** START Data lines **

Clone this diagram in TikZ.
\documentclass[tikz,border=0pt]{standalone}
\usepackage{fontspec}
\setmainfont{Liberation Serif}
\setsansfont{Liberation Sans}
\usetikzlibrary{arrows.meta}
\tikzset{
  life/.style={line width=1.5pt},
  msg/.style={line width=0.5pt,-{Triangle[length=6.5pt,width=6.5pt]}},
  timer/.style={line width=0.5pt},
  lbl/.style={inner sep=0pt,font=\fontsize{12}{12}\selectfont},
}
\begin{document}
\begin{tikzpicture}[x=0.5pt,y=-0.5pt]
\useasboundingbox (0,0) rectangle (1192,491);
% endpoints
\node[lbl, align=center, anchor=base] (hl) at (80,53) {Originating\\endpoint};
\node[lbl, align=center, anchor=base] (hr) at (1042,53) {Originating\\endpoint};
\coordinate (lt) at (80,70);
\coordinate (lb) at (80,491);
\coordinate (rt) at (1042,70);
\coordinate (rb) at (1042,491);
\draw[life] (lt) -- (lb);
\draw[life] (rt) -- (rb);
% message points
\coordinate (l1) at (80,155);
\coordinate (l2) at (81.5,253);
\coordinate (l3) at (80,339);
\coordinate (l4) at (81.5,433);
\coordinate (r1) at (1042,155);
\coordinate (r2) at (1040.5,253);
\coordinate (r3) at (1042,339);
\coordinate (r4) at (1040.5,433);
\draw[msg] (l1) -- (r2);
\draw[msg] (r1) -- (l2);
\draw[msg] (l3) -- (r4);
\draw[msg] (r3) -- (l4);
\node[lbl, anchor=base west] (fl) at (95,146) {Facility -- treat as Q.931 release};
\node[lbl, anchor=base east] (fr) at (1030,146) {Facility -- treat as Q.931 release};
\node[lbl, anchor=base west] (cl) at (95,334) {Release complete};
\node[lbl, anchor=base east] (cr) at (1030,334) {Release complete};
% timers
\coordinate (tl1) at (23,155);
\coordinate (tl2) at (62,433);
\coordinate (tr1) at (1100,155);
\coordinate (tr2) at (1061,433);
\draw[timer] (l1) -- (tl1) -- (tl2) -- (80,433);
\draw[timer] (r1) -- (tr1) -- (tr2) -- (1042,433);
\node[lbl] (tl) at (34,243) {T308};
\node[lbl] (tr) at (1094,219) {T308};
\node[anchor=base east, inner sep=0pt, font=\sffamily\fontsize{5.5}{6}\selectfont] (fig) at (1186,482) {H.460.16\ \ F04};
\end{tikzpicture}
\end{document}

** END Data lines **
** START Data lines **

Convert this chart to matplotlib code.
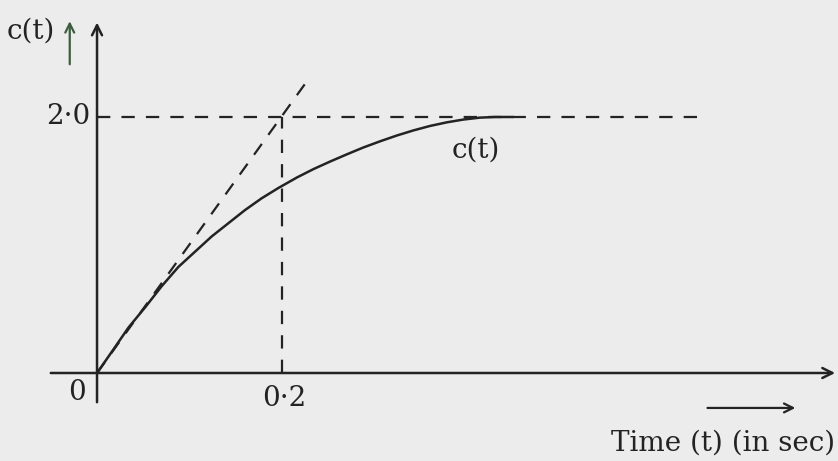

** END Data lines **

__What you need to do__
Find every line in the records above that contains the word "this", and copy each one.

__Answer to the exercise__
Clone this diagram in TikZ.
Convert this chart to matplotlib code.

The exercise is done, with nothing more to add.